▸ **Task brief**: Select all lines in the records that include "Output".

▸ **Working data**:

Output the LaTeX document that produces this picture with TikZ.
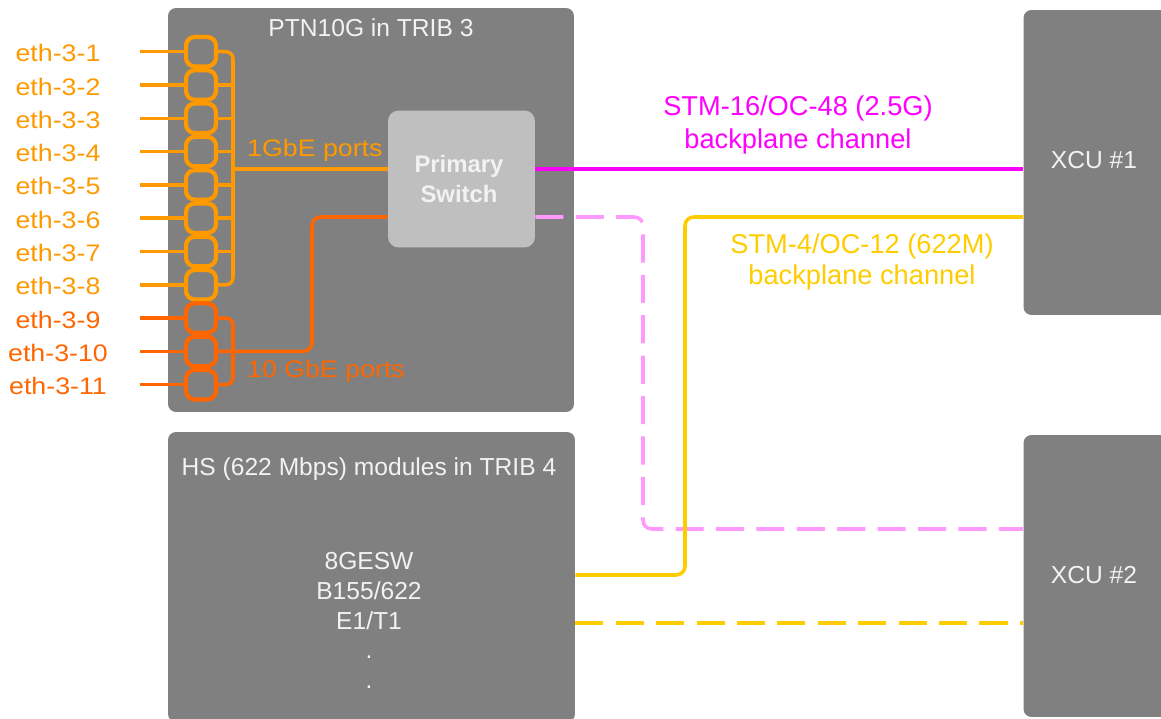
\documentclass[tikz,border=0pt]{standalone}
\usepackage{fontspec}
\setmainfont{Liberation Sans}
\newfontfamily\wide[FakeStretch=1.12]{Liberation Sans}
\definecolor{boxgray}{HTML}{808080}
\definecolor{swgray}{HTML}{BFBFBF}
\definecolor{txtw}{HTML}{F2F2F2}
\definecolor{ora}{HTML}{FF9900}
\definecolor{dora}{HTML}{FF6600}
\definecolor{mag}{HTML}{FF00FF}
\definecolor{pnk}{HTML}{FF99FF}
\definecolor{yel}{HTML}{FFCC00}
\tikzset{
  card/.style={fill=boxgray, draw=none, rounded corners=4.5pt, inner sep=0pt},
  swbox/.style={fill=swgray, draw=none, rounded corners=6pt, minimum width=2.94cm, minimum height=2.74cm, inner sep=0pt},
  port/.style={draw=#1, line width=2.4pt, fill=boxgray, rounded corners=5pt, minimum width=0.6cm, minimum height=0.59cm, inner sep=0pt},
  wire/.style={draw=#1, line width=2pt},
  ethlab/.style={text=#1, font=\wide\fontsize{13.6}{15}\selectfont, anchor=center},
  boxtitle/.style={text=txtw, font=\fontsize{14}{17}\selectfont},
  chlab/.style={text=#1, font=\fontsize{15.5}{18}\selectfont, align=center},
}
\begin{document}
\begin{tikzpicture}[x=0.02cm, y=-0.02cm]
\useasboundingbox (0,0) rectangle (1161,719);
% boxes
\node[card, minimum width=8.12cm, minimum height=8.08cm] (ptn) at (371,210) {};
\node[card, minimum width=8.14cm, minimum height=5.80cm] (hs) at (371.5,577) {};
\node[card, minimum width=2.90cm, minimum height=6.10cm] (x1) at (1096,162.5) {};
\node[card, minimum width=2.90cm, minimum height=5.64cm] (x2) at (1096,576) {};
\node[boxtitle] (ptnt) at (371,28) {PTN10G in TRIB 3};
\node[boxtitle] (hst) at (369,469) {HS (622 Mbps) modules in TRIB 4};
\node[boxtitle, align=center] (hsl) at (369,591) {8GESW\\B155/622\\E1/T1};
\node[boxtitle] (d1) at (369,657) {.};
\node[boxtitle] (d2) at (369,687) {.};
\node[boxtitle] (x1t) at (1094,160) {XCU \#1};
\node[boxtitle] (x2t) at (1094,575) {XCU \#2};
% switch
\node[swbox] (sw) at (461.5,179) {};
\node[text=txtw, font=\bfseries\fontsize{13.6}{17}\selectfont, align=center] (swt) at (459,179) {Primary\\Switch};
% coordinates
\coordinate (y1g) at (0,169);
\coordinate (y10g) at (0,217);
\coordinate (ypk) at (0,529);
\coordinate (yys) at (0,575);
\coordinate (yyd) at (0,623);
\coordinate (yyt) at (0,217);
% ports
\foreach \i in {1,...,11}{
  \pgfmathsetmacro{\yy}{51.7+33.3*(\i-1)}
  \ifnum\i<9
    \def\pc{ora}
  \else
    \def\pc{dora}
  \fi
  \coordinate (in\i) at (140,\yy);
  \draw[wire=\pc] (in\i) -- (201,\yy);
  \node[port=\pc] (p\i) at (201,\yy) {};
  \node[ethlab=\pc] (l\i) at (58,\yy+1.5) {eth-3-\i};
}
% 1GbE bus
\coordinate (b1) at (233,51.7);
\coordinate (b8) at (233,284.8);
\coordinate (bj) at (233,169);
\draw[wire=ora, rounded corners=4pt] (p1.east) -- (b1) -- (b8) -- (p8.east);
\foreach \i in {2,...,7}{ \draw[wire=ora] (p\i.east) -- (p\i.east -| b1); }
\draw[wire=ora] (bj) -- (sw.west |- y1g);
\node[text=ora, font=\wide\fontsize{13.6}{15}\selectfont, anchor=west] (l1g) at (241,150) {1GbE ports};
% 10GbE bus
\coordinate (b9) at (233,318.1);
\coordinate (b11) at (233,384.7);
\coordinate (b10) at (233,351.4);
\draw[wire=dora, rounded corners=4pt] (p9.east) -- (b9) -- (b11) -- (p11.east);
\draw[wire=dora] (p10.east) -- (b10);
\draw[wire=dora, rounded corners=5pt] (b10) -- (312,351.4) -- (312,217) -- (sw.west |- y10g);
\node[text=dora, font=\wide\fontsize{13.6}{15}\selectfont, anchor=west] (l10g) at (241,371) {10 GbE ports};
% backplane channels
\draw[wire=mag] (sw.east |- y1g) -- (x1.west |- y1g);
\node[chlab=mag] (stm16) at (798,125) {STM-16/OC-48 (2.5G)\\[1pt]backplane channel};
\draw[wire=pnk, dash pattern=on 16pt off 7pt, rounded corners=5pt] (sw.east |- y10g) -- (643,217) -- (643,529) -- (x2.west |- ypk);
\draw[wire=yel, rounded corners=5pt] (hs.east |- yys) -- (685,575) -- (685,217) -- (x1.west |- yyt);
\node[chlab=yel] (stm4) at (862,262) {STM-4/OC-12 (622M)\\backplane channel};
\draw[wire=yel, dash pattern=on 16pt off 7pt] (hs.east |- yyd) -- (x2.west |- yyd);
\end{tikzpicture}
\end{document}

...

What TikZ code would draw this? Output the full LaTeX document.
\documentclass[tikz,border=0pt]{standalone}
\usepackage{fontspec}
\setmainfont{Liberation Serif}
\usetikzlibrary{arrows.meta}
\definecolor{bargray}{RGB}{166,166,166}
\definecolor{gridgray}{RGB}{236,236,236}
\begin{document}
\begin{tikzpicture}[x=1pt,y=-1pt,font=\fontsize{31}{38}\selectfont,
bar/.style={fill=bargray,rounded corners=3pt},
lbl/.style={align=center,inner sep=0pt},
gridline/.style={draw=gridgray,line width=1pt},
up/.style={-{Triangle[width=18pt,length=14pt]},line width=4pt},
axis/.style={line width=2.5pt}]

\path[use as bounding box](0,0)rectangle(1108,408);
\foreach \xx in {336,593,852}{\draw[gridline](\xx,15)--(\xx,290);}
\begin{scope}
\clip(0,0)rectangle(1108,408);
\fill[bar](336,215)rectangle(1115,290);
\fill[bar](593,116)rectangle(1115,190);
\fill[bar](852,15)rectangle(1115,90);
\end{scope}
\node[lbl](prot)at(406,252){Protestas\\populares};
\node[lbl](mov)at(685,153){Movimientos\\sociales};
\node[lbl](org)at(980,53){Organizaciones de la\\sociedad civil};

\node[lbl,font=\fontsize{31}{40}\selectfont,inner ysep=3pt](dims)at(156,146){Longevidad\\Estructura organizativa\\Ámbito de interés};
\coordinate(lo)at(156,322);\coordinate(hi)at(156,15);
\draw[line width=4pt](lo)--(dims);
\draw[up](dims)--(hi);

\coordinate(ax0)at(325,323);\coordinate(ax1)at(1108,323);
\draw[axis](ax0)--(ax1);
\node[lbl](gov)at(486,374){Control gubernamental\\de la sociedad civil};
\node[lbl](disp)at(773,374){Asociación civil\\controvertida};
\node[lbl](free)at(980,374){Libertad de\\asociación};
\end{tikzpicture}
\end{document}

* * *

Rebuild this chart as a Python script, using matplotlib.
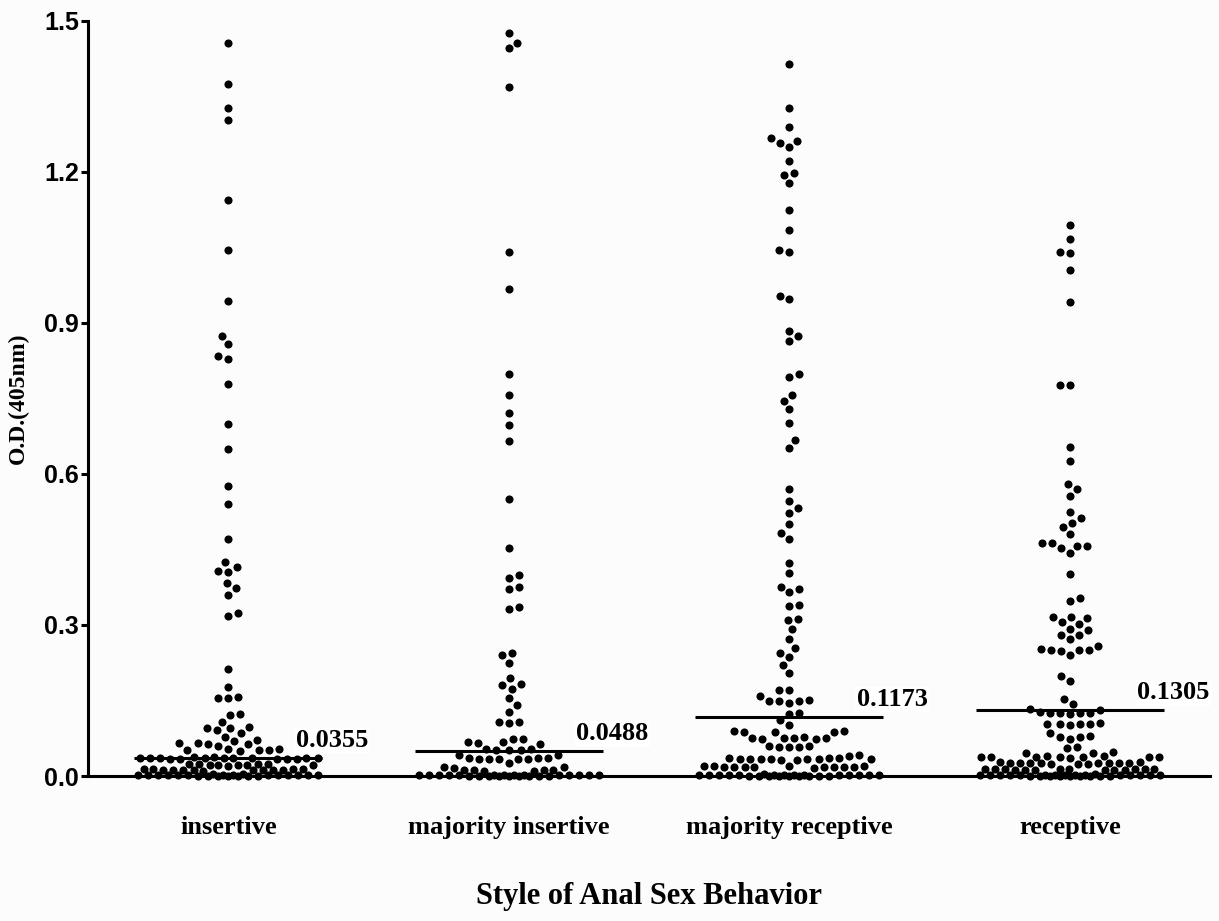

▸ **Correct answer**:
Output the LaTeX document that produces this picture with TikZ.
What TikZ code would draw this? Output the full LaTeX document.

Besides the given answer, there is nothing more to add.